Black Is King houses lessons for all of us. It is a gorgeous reminder that artistic boundaries are just figments of our imagination — there is always more to be done. Black Is King is about homecoming. It is about finding and connecting with your roots and sitting with the pain and trauma of your history to fully grasp the power and righteousness of your present and future victories. This is one of the most ambitious projects mainstream music has ever seen from someone as big as Beyoncé. It’s not perfect by any means, but it is a gorgeous and uplifting reminder of the sanctity of Blackness in one of the most turbulent times that our world has ever seen.
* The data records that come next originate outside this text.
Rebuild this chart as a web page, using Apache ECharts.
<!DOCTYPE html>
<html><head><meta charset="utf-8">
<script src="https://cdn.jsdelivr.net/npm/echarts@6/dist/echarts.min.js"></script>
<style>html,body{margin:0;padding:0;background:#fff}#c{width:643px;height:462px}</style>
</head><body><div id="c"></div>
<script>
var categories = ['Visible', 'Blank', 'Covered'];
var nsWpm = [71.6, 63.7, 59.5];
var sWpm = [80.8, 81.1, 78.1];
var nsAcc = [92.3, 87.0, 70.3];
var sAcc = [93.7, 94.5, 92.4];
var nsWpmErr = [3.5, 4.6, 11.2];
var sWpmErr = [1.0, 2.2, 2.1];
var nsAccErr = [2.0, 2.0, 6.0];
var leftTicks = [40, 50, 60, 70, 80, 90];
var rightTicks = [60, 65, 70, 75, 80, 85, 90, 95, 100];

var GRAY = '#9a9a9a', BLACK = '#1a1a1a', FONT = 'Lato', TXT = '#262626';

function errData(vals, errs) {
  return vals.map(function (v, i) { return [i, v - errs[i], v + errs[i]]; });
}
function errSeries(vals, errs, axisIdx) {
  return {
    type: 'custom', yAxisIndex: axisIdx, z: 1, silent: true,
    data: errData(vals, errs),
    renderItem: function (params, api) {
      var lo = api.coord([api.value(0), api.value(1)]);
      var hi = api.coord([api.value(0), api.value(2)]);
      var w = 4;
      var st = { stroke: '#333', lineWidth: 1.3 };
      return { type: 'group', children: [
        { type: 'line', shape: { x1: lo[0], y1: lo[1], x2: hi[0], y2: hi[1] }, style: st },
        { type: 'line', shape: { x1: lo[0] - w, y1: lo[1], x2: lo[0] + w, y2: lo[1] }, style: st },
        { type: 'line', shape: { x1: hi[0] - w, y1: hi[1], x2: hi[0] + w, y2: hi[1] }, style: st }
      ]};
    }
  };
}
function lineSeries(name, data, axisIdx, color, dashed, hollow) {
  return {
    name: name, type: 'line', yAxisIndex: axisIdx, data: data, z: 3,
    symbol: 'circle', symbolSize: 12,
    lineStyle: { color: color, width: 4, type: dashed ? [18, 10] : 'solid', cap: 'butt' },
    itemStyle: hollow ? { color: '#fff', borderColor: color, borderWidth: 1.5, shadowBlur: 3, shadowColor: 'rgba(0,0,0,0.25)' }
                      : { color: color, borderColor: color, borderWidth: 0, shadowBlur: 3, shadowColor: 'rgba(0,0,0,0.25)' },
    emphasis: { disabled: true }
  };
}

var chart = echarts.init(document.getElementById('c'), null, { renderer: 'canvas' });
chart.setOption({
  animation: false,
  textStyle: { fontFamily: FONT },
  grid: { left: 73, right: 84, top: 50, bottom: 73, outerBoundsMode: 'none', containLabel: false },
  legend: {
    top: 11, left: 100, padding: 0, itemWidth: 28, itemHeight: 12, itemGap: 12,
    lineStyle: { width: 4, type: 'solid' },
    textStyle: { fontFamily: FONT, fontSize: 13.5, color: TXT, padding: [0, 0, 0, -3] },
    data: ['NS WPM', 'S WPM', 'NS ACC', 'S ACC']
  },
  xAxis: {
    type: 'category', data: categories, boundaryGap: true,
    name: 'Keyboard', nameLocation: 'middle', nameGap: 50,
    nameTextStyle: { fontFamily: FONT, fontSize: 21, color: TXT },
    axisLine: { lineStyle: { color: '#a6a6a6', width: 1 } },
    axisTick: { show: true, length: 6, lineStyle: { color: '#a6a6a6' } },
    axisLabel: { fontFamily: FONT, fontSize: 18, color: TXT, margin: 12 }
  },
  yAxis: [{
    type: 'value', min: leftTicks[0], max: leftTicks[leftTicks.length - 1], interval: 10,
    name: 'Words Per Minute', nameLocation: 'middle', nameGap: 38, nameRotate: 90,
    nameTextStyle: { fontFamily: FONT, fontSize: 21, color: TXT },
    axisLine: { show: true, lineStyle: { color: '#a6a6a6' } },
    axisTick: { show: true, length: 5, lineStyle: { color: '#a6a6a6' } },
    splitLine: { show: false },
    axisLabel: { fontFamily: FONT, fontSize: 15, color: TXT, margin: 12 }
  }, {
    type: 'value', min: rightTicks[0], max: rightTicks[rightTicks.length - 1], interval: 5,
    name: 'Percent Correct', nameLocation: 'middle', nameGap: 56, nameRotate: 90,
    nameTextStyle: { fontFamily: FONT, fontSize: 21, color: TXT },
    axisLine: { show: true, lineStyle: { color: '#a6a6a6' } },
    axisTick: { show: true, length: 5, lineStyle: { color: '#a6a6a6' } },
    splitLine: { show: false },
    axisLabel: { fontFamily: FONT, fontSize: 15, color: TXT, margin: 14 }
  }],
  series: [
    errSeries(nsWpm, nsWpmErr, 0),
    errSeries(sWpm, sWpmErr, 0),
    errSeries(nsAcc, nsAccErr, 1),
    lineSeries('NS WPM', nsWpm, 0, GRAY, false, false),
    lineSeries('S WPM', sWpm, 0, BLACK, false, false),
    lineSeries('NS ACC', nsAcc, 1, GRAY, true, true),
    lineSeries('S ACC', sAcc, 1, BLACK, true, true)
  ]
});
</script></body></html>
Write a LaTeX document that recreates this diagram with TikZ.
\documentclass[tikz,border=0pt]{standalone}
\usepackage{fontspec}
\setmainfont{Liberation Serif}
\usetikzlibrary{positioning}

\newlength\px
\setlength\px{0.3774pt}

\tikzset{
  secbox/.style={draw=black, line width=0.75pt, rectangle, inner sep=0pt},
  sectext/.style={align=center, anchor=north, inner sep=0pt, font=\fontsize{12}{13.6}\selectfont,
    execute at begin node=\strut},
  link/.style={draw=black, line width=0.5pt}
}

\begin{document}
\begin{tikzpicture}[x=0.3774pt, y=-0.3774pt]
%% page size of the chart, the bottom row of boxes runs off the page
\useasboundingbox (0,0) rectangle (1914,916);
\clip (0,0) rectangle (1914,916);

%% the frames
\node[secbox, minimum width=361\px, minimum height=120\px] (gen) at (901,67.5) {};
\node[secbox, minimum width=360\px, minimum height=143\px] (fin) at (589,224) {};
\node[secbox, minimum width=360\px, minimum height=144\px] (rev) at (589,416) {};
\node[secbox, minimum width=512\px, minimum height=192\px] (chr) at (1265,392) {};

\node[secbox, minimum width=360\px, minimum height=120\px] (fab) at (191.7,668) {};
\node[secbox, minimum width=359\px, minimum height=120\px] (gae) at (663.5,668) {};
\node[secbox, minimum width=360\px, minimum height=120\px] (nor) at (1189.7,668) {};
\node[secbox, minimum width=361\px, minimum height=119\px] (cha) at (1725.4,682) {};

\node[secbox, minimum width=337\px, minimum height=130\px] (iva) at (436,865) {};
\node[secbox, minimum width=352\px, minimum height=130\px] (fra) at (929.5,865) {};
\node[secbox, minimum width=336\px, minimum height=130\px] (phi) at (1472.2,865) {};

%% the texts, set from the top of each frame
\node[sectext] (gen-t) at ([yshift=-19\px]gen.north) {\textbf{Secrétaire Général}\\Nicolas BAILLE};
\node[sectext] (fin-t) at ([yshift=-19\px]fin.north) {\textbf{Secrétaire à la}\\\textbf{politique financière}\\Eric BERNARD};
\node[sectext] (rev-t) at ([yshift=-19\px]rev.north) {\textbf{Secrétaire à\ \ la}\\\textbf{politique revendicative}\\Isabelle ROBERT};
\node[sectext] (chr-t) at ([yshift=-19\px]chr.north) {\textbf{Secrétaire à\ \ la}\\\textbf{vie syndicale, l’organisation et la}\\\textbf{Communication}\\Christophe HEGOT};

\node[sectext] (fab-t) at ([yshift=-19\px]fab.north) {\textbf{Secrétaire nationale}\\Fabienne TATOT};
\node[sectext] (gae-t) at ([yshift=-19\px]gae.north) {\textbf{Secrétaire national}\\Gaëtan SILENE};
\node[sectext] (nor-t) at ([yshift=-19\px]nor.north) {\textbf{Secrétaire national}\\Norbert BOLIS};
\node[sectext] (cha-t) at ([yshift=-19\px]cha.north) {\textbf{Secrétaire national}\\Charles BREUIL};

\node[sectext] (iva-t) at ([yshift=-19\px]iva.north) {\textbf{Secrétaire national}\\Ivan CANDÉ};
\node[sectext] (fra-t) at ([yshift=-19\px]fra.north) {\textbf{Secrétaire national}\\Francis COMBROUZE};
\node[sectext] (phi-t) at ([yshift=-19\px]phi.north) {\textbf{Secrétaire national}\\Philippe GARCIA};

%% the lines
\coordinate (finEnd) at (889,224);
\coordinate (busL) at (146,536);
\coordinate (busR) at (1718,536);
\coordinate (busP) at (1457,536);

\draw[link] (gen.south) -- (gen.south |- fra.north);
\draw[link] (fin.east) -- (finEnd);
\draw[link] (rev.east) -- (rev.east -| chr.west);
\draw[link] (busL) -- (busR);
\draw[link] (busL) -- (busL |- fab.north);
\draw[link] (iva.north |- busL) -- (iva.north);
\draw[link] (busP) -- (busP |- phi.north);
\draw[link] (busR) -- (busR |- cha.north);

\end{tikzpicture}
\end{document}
The film can be read as a call for global Black unity — there’s a reason the Pan-African flag was featured so prominently in the “Already” video. In the time of a burgeoning revolution, Black Is King may feel tame to some and it may feel radical to others. However it makes you feel, it elicits some feeling from you as any good piece of art should.
“You are welcome to come home to yourself. Let Black be synonymous with glory.”